Dalla fronte in giù, evidentemente risparmiata dalla visiera di un cappello, il suo viso appariva ustionato dal sole. Mi venne in mente che poteva essere il proprietario della Cadillac parcheggiata davanti a casa.

«Sì?»

«James Jenrette» disse, confermando i miei sospetti. «Si sente bene?» Estrasse un fazzoletto accuratamente piegato e me lo offrì.

«Sì, grazie. Sono felice che lei sia qui» risposi in tono sincero, visto che non me la sentivo nel modo più assoluto di affidare Mote alle cure di qualcuno che non fosse un medico. «Potrebbe occuparsi del tenente Mote?» Mi asciugai la faccia e il collo, con le braccia che mi tremavano ancora.

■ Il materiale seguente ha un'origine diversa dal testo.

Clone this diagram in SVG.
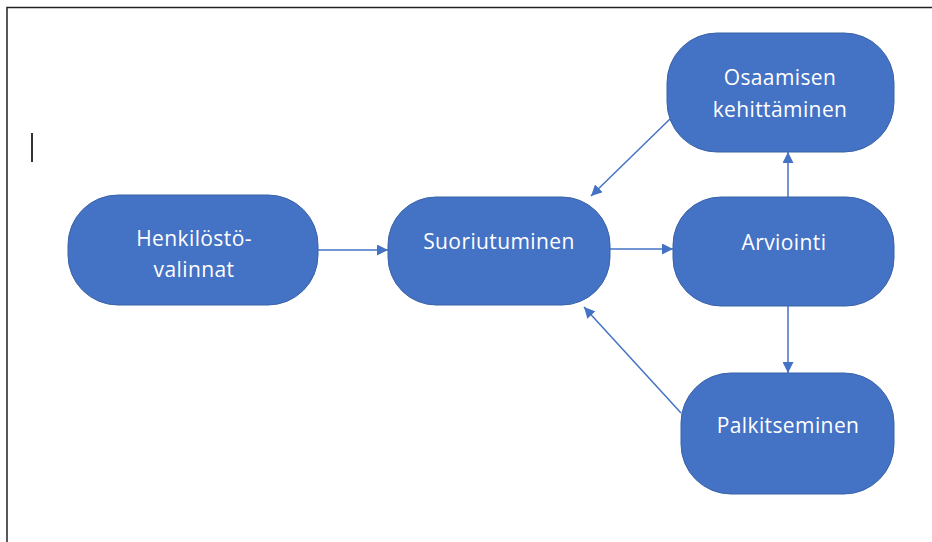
<svg xmlns="http://www.w3.org/2000/svg" width="932" height="542" viewBox="0 0 932 542">
  <defs>
    <style>
      .node { fill: #4472C4; stroke: #3A62A8; stroke-width: 1; }
      .label { fill: #FFFFFF; font-family: "Open Sans", "Noto Sans", "Liberation Sans", sans-serif; font-size: 21px; letter-spacing: 0.4px; text-anchor: middle; }
      .edge { stroke: #4472C4; stroke-width: 1.5; fill: none; marker-end: url(#arrow); }
      .frame { stroke: #222222; stroke-width: 1.5; fill: none; }
    </style>
    <marker id="arrow" viewBox="0 0 10 10" refX="10" refY="5" markerWidth="11" markerHeight="11" markerUnits="userSpaceOnUse" orient="auto">
      <path d="M0,0 L10,5 L0,10 z" fill="#4472C4"/>
    </marker>
  </defs>
  <rect width="932" height="542" fill="#FFFFFF"/>

  <!-- page frame and text cursor -->
  <path class="frame" d="M7,542 L7,7.5 L932,7.5"/>
  <line x1="32" y1="133" x2="32" y2="162" stroke="#333333" stroke-width="2"/>

  <g id="connectors">
    <line class="edge" x1="318" y1="250" x2="388" y2="250"/>
    <line class="edge" x1="610" y1="249" x2="673" y2="249"/>
    <line class="edge" x1="788" y1="197" x2="788" y2="152"/>
    <line class="edge" x1="788" y1="306" x2="788" y2="373"/>
    <line class="edge" x1="670" y1="119" x2="591" y2="196"/>
    <line class="edge" x1="681" y1="413" x2="584" y2="307"/>
  </g>

  <g id="henkilostovalinnat">
    <rect class="node" x="68" y="195" width="250" height="110" rx="50" ry="50"/>
    <text class="label" x="194" y="246">Henkilöstö-</text>
    <text class="label" x="194" y="277">valinnat</text>
  </g>

  <g id="suoriutuminen">
    <rect class="node" x="388" y="197" width="222" height="108" rx="48" ry="48"/>
    <text class="label" x="499" y="249">Suoriutuminen</text>
  </g>

  <g id="osaamisen-kehittaminen">
    <rect class="node" x="667" y="33" width="227" height="119" rx="50" ry="50"/>
    <text class="label" x="780" y="85">Osaamisen</text>
    <text class="label" x="780" y="117">kehittäminen</text>
  </g>

  <g id="arviointi">
    <rect class="node" x="673" y="197" width="221" height="109" rx="48" ry="48"/>
    <text class="label" x="784" y="250">Arviointi</text>
  </g>

  <g id="palkitseminen">
    <rect class="node" x="681" y="373" width="213" height="121" rx="50" ry="50"/>
    <text class="label" x="788" y="433">Palkitseminen</text>
  </g>
</svg>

«Certamente. Andrò con lui in ospedale.» Quindi mi porse il suo biglietto da visita. «Nel caso in cui avesse bisogno di me, mi chiami pure al cercapersone.»

«Effettuerà l'autopsia su Ferguson domattina?» gli chiesi.

«Sì. Se desidera assistere, è la benvenuta. Poi potremo parlare di questa faccenda.» Lanciò un'occhiata nel corridoio.

«Ci sarò. Grazie.» Riuscii persino a sorridergli.

Jenrette seguì la barella verso l'uscita, e io tornai nella camera in fondo al corridoio. Dalla finestra guardai le luci rosse che pulsavano sanguigne sulla strada, mentre Mote veniva caricato sull'ambulanza. Mi chiedevo se ce l'avrebbe fatta. Alle mie spalle avvertii la presenza di Ferguson con il suo flaccido preservativo e il reggiseno imbottito: niente di tutto questo mi sembrava reale.

I portelloni posteriori sbatterono. Prima di iniziare i loro soliti ululati, le sirene sbottarono quasi in segno di protesta. Non mi resi conto che Marino era entrato nella stanza fin quando mi toccò un braccio.

«Katz è di sotto» mi informò.

Mi voltai lentamente. «Avremo bisogno di un'altra squadra di soccorso» dissi.